→ **Task details**
Leaving out the pictures, retype the lines from the beginning of the listing through the line containing "import * as".

------ Listed entries ------

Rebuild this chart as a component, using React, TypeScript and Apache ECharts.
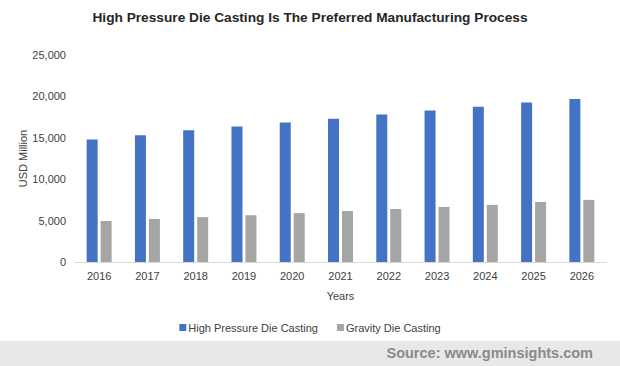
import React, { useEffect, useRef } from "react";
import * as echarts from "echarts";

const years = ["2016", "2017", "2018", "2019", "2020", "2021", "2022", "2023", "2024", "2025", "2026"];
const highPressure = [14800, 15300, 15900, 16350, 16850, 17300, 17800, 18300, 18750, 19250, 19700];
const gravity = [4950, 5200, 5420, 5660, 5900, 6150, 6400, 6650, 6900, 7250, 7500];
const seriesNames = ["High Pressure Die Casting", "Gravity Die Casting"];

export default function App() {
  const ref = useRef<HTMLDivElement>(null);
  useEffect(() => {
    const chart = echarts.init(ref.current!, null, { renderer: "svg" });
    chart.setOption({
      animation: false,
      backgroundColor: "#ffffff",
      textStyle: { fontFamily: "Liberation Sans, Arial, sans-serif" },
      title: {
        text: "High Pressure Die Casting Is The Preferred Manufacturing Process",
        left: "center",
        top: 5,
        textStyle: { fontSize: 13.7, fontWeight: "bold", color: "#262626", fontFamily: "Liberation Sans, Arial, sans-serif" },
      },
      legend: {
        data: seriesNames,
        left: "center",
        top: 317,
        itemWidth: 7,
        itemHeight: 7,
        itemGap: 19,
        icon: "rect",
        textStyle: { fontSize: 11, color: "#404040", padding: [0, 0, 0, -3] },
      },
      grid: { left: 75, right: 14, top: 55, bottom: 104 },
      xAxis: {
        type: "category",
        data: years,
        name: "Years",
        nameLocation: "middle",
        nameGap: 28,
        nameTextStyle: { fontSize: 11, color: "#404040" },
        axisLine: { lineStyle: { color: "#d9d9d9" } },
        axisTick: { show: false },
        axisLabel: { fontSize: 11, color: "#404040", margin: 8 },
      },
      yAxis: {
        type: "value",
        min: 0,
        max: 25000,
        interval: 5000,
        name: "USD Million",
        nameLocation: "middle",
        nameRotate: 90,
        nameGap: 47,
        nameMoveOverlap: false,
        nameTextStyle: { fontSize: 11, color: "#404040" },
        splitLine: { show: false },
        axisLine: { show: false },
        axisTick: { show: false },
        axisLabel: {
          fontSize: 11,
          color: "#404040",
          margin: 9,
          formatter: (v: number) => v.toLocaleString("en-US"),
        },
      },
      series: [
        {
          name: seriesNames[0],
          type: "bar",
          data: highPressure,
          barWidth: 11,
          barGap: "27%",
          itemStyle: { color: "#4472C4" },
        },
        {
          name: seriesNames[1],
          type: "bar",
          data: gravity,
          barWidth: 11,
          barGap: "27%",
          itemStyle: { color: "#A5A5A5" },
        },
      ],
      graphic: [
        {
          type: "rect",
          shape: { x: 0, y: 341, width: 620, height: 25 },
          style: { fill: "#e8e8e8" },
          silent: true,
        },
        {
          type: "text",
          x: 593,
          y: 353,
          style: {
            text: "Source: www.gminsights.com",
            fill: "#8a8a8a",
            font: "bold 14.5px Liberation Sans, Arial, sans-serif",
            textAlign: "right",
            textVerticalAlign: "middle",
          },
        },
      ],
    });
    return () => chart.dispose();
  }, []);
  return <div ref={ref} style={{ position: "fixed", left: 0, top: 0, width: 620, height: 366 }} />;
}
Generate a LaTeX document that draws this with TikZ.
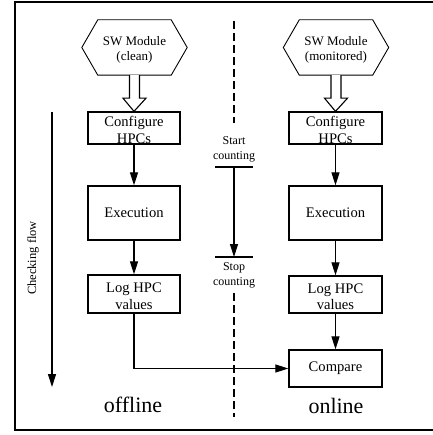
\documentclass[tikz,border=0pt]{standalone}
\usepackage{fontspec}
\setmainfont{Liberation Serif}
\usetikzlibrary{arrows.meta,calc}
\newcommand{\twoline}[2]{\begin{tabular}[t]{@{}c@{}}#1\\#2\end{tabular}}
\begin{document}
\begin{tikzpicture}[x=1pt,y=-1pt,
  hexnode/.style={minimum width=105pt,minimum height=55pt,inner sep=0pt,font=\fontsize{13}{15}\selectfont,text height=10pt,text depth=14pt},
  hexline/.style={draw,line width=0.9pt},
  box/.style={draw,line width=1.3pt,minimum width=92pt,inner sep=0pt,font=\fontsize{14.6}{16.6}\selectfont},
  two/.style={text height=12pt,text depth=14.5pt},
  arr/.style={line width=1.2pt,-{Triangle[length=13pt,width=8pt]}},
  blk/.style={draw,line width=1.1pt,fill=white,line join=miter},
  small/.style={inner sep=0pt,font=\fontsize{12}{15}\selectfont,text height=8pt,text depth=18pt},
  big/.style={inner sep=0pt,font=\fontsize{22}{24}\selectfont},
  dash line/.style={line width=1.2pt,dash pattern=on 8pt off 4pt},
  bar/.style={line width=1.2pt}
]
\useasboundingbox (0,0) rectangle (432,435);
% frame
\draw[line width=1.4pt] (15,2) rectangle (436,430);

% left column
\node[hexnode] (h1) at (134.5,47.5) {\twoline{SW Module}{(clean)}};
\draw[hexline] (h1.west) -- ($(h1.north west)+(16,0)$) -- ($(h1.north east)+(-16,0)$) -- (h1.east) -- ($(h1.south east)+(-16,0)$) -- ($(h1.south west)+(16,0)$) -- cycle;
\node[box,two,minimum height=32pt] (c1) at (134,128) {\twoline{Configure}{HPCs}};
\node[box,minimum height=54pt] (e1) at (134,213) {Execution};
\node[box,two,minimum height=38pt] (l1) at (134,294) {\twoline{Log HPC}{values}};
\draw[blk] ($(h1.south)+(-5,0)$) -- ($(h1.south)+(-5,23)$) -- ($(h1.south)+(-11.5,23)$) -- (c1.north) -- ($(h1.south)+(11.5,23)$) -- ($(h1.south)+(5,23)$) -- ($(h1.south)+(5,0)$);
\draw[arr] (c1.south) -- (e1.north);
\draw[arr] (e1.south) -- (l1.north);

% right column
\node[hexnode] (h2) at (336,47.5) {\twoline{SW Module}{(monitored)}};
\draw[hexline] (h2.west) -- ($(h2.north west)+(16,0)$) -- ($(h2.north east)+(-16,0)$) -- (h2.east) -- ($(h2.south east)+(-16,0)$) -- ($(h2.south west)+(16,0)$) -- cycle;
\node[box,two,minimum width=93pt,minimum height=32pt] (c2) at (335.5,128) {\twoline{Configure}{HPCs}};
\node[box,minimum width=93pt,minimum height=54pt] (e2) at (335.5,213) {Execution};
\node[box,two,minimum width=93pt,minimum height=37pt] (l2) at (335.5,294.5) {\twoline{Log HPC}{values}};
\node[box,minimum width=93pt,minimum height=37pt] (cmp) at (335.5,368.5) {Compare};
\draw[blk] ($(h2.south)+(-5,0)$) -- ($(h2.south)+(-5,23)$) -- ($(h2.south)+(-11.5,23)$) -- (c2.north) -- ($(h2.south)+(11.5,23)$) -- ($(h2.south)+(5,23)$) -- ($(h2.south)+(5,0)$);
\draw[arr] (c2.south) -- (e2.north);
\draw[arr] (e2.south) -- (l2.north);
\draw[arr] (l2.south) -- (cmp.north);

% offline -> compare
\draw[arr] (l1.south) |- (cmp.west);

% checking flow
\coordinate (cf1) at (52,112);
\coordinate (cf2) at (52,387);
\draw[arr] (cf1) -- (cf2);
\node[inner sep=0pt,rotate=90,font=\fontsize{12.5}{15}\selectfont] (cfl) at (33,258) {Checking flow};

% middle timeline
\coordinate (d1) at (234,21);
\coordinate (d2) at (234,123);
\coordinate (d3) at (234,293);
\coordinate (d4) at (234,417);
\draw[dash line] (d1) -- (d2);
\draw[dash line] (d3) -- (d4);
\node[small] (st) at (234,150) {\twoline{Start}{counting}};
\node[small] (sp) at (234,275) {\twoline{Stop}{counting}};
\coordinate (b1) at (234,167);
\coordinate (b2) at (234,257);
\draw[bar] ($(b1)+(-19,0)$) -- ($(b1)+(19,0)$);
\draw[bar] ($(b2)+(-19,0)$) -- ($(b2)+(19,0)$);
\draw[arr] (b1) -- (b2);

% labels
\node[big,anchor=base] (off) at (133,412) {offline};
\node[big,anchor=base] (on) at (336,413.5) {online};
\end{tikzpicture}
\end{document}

------

→ **Written response**
Rebuild this chart as a component, using React, TypeScript and Apache ECharts.
import React, { useEffect, useRef } from "react";
import * as echarts from "echarts";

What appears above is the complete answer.